At the upper end of the gap one emerges into “The Black Valley,” somewhat apocryphally stated to be “a gloomy, depressing ravine.”

The sun, it appears, does not shine down its length for long in the day, as it is flanked on either side by precipitous hills. The average imagination will not, however, conjure up any very dark suspicions with regard to its past, judging from the aspect of the valley between the hours of nine in the morning and two in the afternoon. Both before and after these hours there is no sunlight; and, because of the dense, long-reaching shadows which are projected across it, it was so named.

There is a good week’s rambling here to spots already famed in history for their beauty; but one must search them out for himself as a personal experience.

England’s poet laureate has written in praise of Killarney in a fashion which should please his severest critics, those who have mourned the lack of a single thought in his verse. This is certainly not true with regard to his prose, which, in the following lines, so justly and appropriately describes the charm of South-west Ireland:

“Vegetation, at once robust and graceful, is but the fringe and decoration of that enchanting district.
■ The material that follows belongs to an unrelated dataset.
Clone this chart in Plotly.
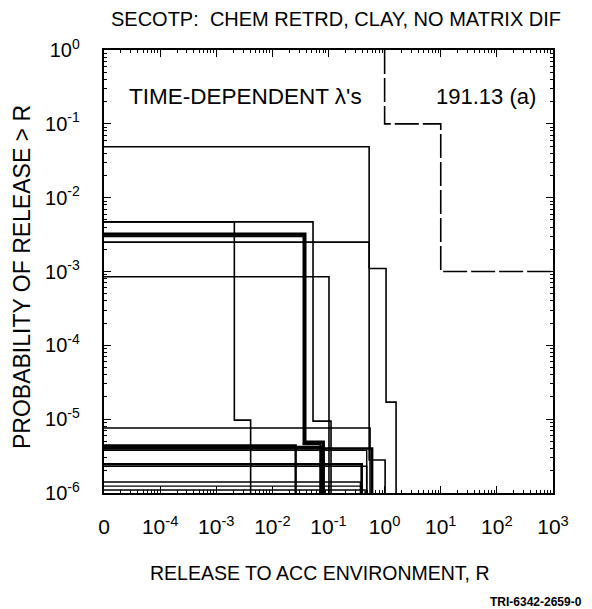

The tender grace of wood and water is set in a framework of hills, – now stern, now ineffably gentle; now dimpling with smiles, now frowning and rugged with impending storm; now muffled and mysterious with mist, only to gaze out on you again with clear and candid sunshine. Here the trout leaps, there the eagle soars; and there, beyond, the wild deer dash through the arbutus coverts, through which they have come to the margin of the lake to drink, and, scared by your footstep or your oar, are away back to the crosiered bracken or heather-covered moorland. But the first, the final, the deepest and most enduring impression of Killarney is that of beauty unspeakably tender, which puts on at times a garb of grandeur and a look of awe, only in order to heighten by passing contrast the sense of soft, insinuating loveliness. How the missel-thrushes sing, as well they may! How the streams and runnels gurgle and leap and laugh! For the sound of journeying water is never out of your ears; the feeling of the moist, the fresh, the vernal is never out of your heart… There is nothing in England or Scotland as beautiful as Killarney; … and, if mountain, wood, and water, harmoniously blent, constitute the most perfect and adequate loveliness that nature presents, it surely must be owned that it has, all the world over, no superior.”